¿Cuándo se jubila un líder?
Lula da Silva cumplirá ochenta años la próxima semana, y a días de hacerlo anunció que buscará la reelección para un cuarto mandato. El mensaje, más allá de su carga política, abre un debate necesario sobre la manera en que concebimos el liderazgo en América Latina. La región, históricamente marcada por caudillos, personalismos y figuras carismáticas que encarnan más que representan a sus movimientos, vuelve a encontrarse frente al espejo del eterno retorno: la dependencia de un solo nombre para sostener un proyecto político.
Nadie niega el peso histórico de Lula. Su papel en la transformación social de Brasil, su origen obrero y su capacidad para conectar con las clases populares lo convirtieron en un símbolo de esperanza regional. Pero cuando un país necesita al mismo líder cuatro veces, la pregunta no es si ese líder es indispensable, sino por qué el sistema no ha sabido producir nuevos. La democracia se debilita cuando las ideas dejan de tener rostro propio y pasan a depender del mismo rostro de siempre.

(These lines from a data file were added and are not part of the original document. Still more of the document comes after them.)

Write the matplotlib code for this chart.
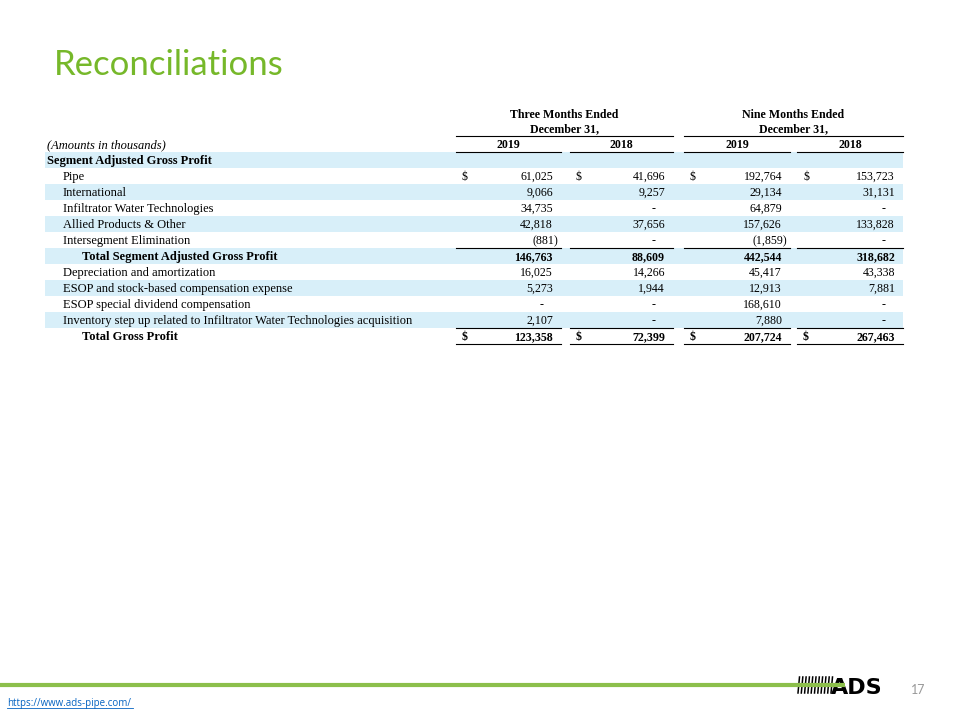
import matplotlib.pyplot as plt

# Table data (amounts in thousands); None = no value, 0 = "-"
row_labels = [
    "Segment Adjusted Gross Profit",
    "Pipe",
    "International",
    "Infiltrator Water Technologies",
    "Allied Products & Other",
    "Intersegment Elimination",
    "Total Segment Adjusted Gross Profit",
    "Depreciation and amortization",
    "ESOP and stock-based compensation expense",
    "ESOP special dividend compensation",
    "Inventory step up related to Infiltrator Water Technologies acquisition",
    "Total Gross Profit",
]
three_2019 = [None, 61025, 9066, 34735, 42818, -881, 146763, 16025, 5273, 0, 2107, 123358]
three_2018 = [None, 41696, 9257, 0, 37656, 0, 88609, 14266, 1944, 0, 0, 72399]
nine_2019 = [None, 192764, 29134, 64879, 157626, -1859, 442544, 45417, 12913, 168610, 7880, 207724]
nine_2018 = [None, 153723, 31131, 0, 133828, 0, 318682, 43338, 7881, 0, 0, 267463]
year_labels = ["2019", "2018", "2019", "2018"]
period_labels = [("Three Months Ended", "December 31,"), ("Nine Months Ended", "December 31,")]

bold_rows = [0, 6, 11]
indent = [0, 1, 1, 1, 1, 1, 2, 1, 1, 1, 1, 2]
dollar_rows = [1, 11]
underline_rows = [5, 10, 11]

columns = [three_2019, three_2018, nine_2019, nine_2018]
col_left = [456, 570, 684, 797]
col_right = [561, 673, 790, 903]

SERIF = "Liberation Serif"
FS = 8.6
FS_LAB = 9.0
shade = "#d8eff9"
green = "#76b82a"

fig = plt.figure(figsize=(9.6, 7.2), dpi=100)
ax = fig.add_axes([0, 0, 1, 1])
ax.set_xlim(0, 960)
ax.set_ylim(720, 0)
ax.axis("off")

# title
ax.text(54, 75, "Reconciliations", fontsize=25, color=green, family="Lato",
        va="baseline", ha="left")

# period headers
for k, (l1, l2) in enumerate(period_labels):
    x0, x1 = col_left[2 * k], col_right[2 * k + 1]
    xc = (x0 + x1) / 2
    ax.text(xc, 118, l1, family=SERIF, fontsize=FS, weight="bold", ha="center", va="baseline")
    ax.text(xc, 132.5, l2, family=SERIF, fontsize=FS, weight="bold", ha="center", va="baseline")
    ax.plot([x0, x1], [136, 136], color="black", lw=0.8)

ax.text(47, 148.5, "(Amounts in thousands)", family=SERIF, fontsize=FS_LAB, style="italic",
        ha="left", va="baseline")
for j, yl in enumerate(year_labels):
    xc = (col_left[j] + col_right[j]) / 2
    ax.text(xc, 148.5, yl, family=SERIF, fontsize=FS, weight="bold", ha="center", va="baseline")
    ax.plot([col_left[j], col_right[j]], [152, 152], color="black", lw=0.8)

row_h = 16
for i, lab in enumerate(row_labels):
    yc = 160 + row_h * i
    yb = yc + 4
    if i % 2 == 0:
        ax.fill_between([45, 903], yc - 8, yc + 8, color=shade, lw=0)
    wt = "bold" if i in bold_rows else "normal"
    ax.text(47 + 16 * indent[i] + (3 if indent[i] == 2 else 0), yb, lab, family=SERIF,
            fontsize=FS_LAB, weight=wt, ha="left", va="baseline")
    for j, col in enumerate(columns):
        v = col[i]
        if v is None:
            continue
        num_r = col_right[j] - 8
        if i in dollar_rows:
            ax.text(col_left[j] + 6, yb, "$", family=SERIF, fontsize=FS, weight=wt,
                    ha="left", va="baseline")
        if v == 0:
            ax.text(num_r - 9, yb, "-", family=SERIF, fontsize=FS, weight=wt,
                    ha="right", va="baseline")
        elif v < 0:
            ax.text(num_r + 5, yb, f"({-v:,})", family=SERIF, fontsize=FS, weight=wt,
                    ha="right", va="baseline")
        else:
            ax.text(num_r, yb, f"{v:,}", family=SERIF, fontsize=FS, weight=wt,
                    ha="right", va="baseline")
    if i in underline_rows:
        for j in range(4):
            ax.plot([col_left[j], col_right[j]], [yc + 8, yc + 8], color="black", lw=0.8)

# footer
ax.plot([0, 845], [685, 685], color="#8cbf4b", lw=3, solid_capstyle="butt", zorder=3)
for s in range(11):
    x = 798 + s * 3.3
    ax.plot([x, x + 1.5], [693, 677], color="black", lw=1.1, zorder=2)
ax.text(831, 694, "ADS", family="DejaVu Sans", weight="heavy", fontsize=16,
        ha="left", va="baseline", color="black", zorder=2)
ax.text(918, 690, "17", family="Lato", fontsize=9, color="#999999", ha="center", va="center")
ax.text(7, 706, "https://www.ads-pipe.com/", family="Open Sans", fontsize=7,
        color="#0563c1", ha="left", va="baseline")
ax.plot([7, 133], [708, 708], color="#0563c1", lw=0.6)

fig.savefig("out.png", dpi=100)
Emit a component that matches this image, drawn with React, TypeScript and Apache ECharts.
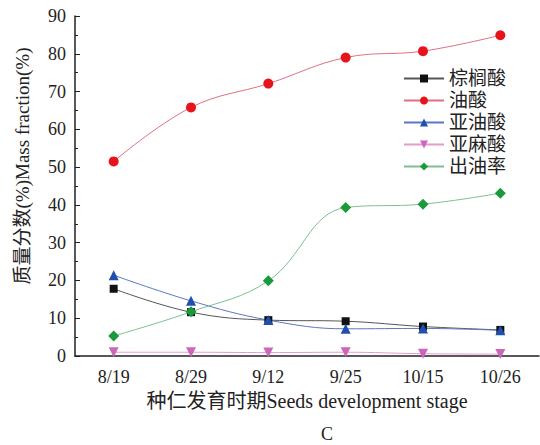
import React, { useEffect, useRef } from "react";
import * as echarts from "echarts";

const categories = ["8/19", "8/29", "9/12", "9/25", "10/15", "10/26"];
const palmitic = [17.8, 11.6, 9.5, 9.2, 7.8, 6.9];
const oleic = [51.5, 65.8, 72.1, 79.0, 80.7, 84.9];
const linoleic = [21.4, 14.6, 9.5, 7.2, 7.3, 6.8];
const linolenic = [1.0, 1.0, 0.9, 1.0, 0.6, 0.5];
const oilRate = [5.3, 11.7, 19.9, 39.3, 40.2, 43.1];
const legendNames = ["棕榈酸", "油酸", "亚油酸", "亚麻酸", "出油率"];

const SERIF = '"Liberation Serif", "Noto Sans CJK SC", serif';

export default function App() {
  const ref = useRef<HTMLDivElement>(null);
  useEffect(() => {
    if (!ref.current) return;
    const chart = echarts.init(ref.current, undefined, { renderer: "svg" });
    const mk = (
      name: string,
      data: number[],
      lineColor: string,
      markColor: string,
      symbol: string,
      size: number,
      rotate = 0
    ) => ({
      name,
      type: "line",
      data,
      smooth: 0.4,
      symbol,
      symbolSize: size,
      symbolRotate: rotate,
      lineStyle: { color: lineColor, width: 1 },
      itemStyle: { color: markColor },
      z: 3,
    });
    chart.setOption({
      animation: false,
      backgroundColor: "#fff",
      grid: { left: 75, right: 1, top: 16, bottom: 89, containLabel: false },
      legend: {
        orient: "vertical",
        left: 398,
        top: 64,
        itemWidth: 40,
        itemHeight: 10,
        itemGap: 3,
        textStyle: { fontFamily: SERIF, fontSize: 19, color: "#222" },
        data: legendNames,
      },
      xAxis: {
        type: "category",
        data: categories,
        boundaryGap: true,
        name: "种仁发育时期Seeds development stage",
        nameLocation: "middle",
        nameGap: 35,
        nameTextStyle: { fontFamily: SERIF, fontSize: 20, color: "#222" },
        axisLine: { lineStyle: { color: "#222", width: 1.5 } },
        axisTick: { inside: true, length: 4, lineStyle: { color: "#222" } },
        axisLabel: { fontFamily: SERIF, fontSize: 18, color: "#222", margin: 12 },
        splitLine: { show: false },
      },
      yAxis: {
        type: "value",
        min: 0,
        max: 90,
        interval: 10,
        axisLine: { show: true, lineStyle: { color: "#222", width: 1.5 } },
        axisTick: { show: true, inside: true, length: 5, lineStyle: { color: "#222" } },
        minorTick: { show: true, splitNumber: 2, length: 3, lineStyle: { color: "#222" } },
        axisLabel: { fontFamily: SERIF, fontSize: 18, color: "#222", margin: 9 },
        splitLine: { show: false },
      },
      graphic: [
        {
          type: "text",
          x: 22,
          y: 166,
          rotation: Math.PI / 2,
          style: {
            text: "质量分数(%)Mass fraction(%)",
            fontFamily: SERIF,
            fontSize: 19,
            fill: "#222",
            align: "center",
            verticalAlign: "middle",
          },
        },
        {
          type: "text",
          x: 327,
          y: 434,
          style: {
            text: "C",
            fontFamily: SERIF,
            fontSize: 18,
            fill: "#222",
            align: "center",
            verticalAlign: "middle",
          },
        },
      ],
      series: [
        mk("棕榈酸", palmitic, "#555", "#111", "rect", 8),
        mk("油酸", oleic, "#e07080", "#e8141c", "circle", 10),
        mk("亚油酸", linoleic, "#5a78c0", "#1f4fb0", "triangle", 10),
        mk("亚麻酸", linolenic, "#e59ad0", "#cc66bb", "triangle", 10, 180),
        mk("出油率", oilRate, "#7cc090", "#1a9a3a", "diamond", 11),
      ],
    });
    return () => chart.dispose();
  }, []);
  return (
    <div
      ref={ref}
      style={{ position: "absolute", left: 0, top: 0, width: 540, height: 445 }}
    />
  );
}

El problema del personalismo no es solo generacional: es estructural. Los partidos dejan de ser instituciones con visión de país y se convierten en maquinarias electorales al servicio del líder. Sin él, no hay plan, no hay discurso, no hay chance de ganar. Es la política reducida al mito del salvador, al carisma que todo lo resuelve. Pero ningún proyecto político puede ser sostenible si depende exclusivamente de la permanencia de una figura. Los líderes pueden inspirar; lo que no pueden es monopolizar el futuro.
La historia latinoamericana está llena de ejemplos de movimientos que envejecieron con sus líderes. Gobiernos y partidos que confundieron lealtad con dependencia, estabilidad con inmovilidad. Cuando el poder se vuelve círculo cerrado, las nuevas generaciones se frustran, se desmovilizan o terminan creando sus propios movimientos al margen. Y eso no es renovación: es ruptura.
Impulsar liderazgos de base no significa reemplazar por reemplazar, sino construir espacios donde el relevo no sea una amenaza, sino una consecuencia natural. Un partido saludable debería celebrar que surjan nuevas voces, no temerlas. Pero en la práctica, muchos prefieren el cálculo de lo conocido: la figura que garantiza votos, la que concentra apoyos, la que, por su sola presencia, mantiene viva la maquinaria. Lo que no se ve es que esa aparente fortaleza es, en realidad, una fragilidad disfrazada.
Cada vez que un país confía su destino a un mismo nombre, pospone el surgimiento de otros. Cada mandato prolongado es una generación que no tuvo oportunidad de gobernar. Y cada relevo frustrado es una idea que no se ejecutó, una política que no se probó, una mirada que se apagó antes de encenderse.
Las democracias se renuevan cuando el poder rota, cuando los liderazgos se multiplican y las ideas trascienden a quienes las originan. El verdadero legado de un líder no se mide en los años que permanece en el cargo, sino en la cantidad de personas capaces de continuar su proyecto sin depender de él.
Lula representa una parte esencial de la historia reciente de Brasil, pero también un desafío para su futuro. Porque ningún país debería tener que elegir entre avanzar con el pasado o quedarse sin rumbo. La fortaleza de la democracia está en su capacidad de producir nuevos liderazgos, no de reciclar los antiguos. Y si América Latina quiere romper el ciclo de dependencia de sus grandes nombres, deberá entender que el poder no se hereda: se comparte, se cede y se renueva.